◆ **Task to complete**
Leave out the images and repeat the listing below without a single change.
** START Given data **
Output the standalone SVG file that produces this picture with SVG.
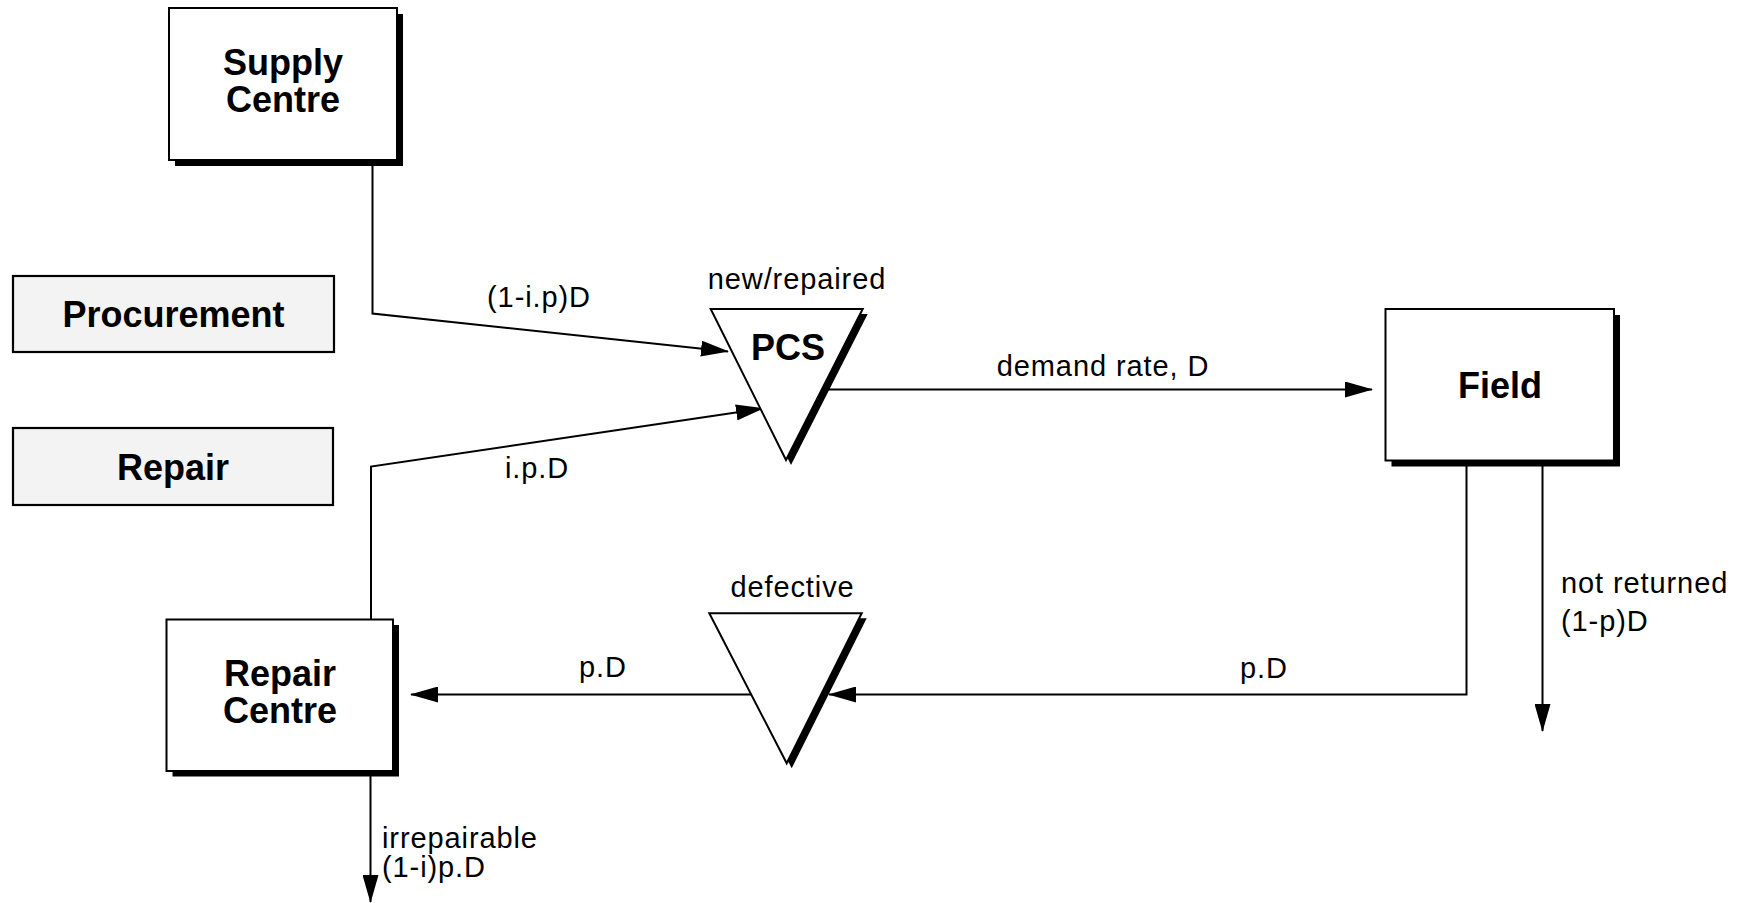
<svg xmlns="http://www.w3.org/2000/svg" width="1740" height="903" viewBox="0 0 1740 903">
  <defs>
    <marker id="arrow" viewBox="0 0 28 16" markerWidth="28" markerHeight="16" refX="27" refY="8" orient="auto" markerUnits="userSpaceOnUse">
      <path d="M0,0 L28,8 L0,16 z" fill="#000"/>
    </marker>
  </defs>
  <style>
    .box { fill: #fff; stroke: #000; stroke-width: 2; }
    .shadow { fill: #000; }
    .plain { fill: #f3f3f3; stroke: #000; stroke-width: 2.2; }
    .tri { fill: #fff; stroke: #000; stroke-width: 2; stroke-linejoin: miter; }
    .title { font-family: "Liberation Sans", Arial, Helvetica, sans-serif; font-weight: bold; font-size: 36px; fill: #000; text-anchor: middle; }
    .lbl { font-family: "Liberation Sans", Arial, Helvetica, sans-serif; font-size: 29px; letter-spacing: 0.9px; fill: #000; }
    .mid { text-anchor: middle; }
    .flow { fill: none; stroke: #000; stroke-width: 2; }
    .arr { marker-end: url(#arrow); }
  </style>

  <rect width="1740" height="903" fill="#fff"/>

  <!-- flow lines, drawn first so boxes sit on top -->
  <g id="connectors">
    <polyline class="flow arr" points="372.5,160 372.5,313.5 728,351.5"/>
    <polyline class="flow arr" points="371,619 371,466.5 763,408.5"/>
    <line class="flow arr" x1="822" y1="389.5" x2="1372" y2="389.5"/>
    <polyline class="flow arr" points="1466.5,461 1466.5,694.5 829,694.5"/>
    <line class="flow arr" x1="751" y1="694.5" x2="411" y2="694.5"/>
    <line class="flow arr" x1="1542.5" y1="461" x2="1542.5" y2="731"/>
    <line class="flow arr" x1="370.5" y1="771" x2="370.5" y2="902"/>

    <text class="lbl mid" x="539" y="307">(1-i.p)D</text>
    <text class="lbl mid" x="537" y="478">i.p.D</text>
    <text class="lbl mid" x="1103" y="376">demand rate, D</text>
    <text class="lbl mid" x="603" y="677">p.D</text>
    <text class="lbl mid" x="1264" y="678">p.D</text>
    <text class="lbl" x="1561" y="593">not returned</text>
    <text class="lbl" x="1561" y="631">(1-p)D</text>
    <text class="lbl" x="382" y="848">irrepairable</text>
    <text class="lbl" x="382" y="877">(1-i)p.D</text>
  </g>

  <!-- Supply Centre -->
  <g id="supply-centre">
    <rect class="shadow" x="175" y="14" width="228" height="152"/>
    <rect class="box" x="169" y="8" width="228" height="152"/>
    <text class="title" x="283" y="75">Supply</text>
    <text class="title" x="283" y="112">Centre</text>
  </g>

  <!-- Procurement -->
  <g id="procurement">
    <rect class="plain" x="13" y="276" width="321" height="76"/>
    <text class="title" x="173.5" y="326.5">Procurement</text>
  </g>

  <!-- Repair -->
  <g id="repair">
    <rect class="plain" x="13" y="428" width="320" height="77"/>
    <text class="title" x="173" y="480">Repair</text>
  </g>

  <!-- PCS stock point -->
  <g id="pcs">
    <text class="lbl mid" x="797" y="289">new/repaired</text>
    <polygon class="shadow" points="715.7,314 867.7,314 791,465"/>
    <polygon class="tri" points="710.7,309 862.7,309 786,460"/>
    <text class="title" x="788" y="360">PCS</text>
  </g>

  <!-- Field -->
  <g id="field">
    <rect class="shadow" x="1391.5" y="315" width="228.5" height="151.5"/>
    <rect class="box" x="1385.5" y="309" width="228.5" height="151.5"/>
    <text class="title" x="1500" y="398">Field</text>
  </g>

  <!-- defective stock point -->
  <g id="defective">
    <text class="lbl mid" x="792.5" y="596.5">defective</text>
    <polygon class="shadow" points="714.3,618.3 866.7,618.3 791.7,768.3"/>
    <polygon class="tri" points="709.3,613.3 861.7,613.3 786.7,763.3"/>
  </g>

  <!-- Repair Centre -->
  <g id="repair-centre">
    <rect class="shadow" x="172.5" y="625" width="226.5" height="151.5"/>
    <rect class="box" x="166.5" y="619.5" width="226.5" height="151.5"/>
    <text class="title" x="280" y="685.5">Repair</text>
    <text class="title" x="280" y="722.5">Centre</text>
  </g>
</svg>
** END Given data **
◆ **Result for this task**
Output the standalone SVG file that produces this picture with SVG.
<svg xmlns="http://www.w3.org/2000/svg" width="1740" height="903" viewBox="0 0 1740 903">
  <defs>
    <marker id="arrow" viewBox="0 0 28 16" markerWidth="28" markerHeight="16" refX="27" refY="8" orient="auto" markerUnits="userSpaceOnUse">
      <path d="M0,0 L28,8 L0,16 z" fill="#000"/>
    </marker>
  </defs>
  <style>
    .box { fill: #fff; stroke: #000; stroke-width: 2; }
    .shadow { fill: #000; }
    .plain { fill: #f3f3f3; stroke: #000; stroke-width: 2.2; }
    .tri { fill: #fff; stroke: #000; stroke-width: 2; stroke-linejoin: miter; }
    .title { font-family: "Liberation Sans", Arial, Helvetica, sans-serif; font-weight: bold; font-size: 36px; fill: #000; text-anchor: middle; }
    .lbl { font-family: "Liberation Sans", Arial, Helvetica, sans-serif; font-size: 29px; letter-spacing: 0.9px; fill: #000; }
    .mid { text-anchor: middle; }
    .flow { fill: none; stroke: #000; stroke-width: 2; }
    .arr { marker-end: url(#arrow); }
  </style>

  <rect width="1740" height="903" fill="#fff"/>

  <!-- flow lines, drawn first so boxes sit on top -->
  <g id="connectors">
    <polyline class="flow arr" points="372.5,160 372.5,313.5 728,351.5"/>
    <polyline class="flow arr" points="371,619 371,466.5 763,408.5"/>
    <line class="flow arr" x1="822" y1="389.5" x2="1372" y2="389.5"/>
    <polyline class="flow arr" points="1466.5,461 1466.5,694.5 829,694.5"/>
    <line class="flow arr" x1="751" y1="694.5" x2="411" y2="694.5"/>
    <line class="flow arr" x1="1542.5" y1="461" x2="1542.5" y2="731"/>
    <line class="flow arr" x1="370.5" y1="771" x2="370.5" y2="902"/>

    <text class="lbl mid" x="539" y="307">(1-i.p)D</text>
    <text class="lbl mid" x="537" y="478">i.p.D</text>
    <text class="lbl mid" x="1103" y="376">demand rate, D</text>
    <text class="lbl mid" x="603" y="677">p.D</text>
    <text class="lbl mid" x="1264" y="678">p.D</text>
    <text class="lbl" x="1561" y="593">not returned</text>
    <text class="lbl" x="1561" y="631">(1-p)D</text>
    <text class="lbl" x="382" y="848">irrepairable</text>
    <text class="lbl" x="382" y="877">(1-i)p.D</text>
  </g>

  <!-- Supply Centre -->
  <g id="supply-centre">
    <rect class="shadow" x="175" y="14" width="228" height="152"/>
    <rect class="box" x="169" y="8" width="228" height="152"/>
    <text class="title" x="283" y="75">Supply</text>
    <text class="title" x="283" y="112">Centre</text>
  </g>

  <!-- Procurement -->
  <g id="procurement">
    <rect class="plain" x="13" y="276" width="321" height="76"/>
    <text class="title" x="173.5" y="326.5">Procurement</text>
  </g>

  <!-- Repair -->
  <g id="repair">
    <rect class="plain" x="13" y="428" width="320" height="77"/>
    <text class="title" x="173" y="480">Repair</text>
  </g>

  <!-- PCS stock point -->
  <g id="pcs">
    <text class="lbl mid" x="797" y="289">new/repaired</text>
    <polygon class="shadow" points="715.7,314 867.7,314 791,465"/>
    <polygon class="tri" points="710.7,309 862.7,309 786,460"/>
    <text class="title" x="788" y="360">PCS</text>
  </g>

  <!-- Field -->
  <g id="field">
    <rect class="shadow" x="1391.5" y="315" width="228.5" height="151.5"/>
    <rect class="box" x="1385.5" y="309" width="228.5" height="151.5"/>
    <text class="title" x="1500" y="398">Field</text>
  </g>

  <!-- defective stock point -->
  <g id="defective">
    <text class="lbl mid" x="792.5" y="596.5">defective</text>
    <polygon class="shadow" points="714.3,618.3 866.7,618.3 791.7,768.3"/>
    <polygon class="tri" points="709.3,613.3 861.7,613.3 786.7,763.3"/>
  </g>

  <!-- Repair Centre -->
  <g id="repair-centre">
    <rect class="shadow" x="172.5" y="625" width="226.5" height="151.5"/>
    <rect class="box" x="166.5" y="619.5" width="226.5" height="151.5"/>
    <text class="title" x="280" y="685.5">Repair</text>
    <text class="title" x="280" y="722.5">Centre</text>
  </g>
</svg>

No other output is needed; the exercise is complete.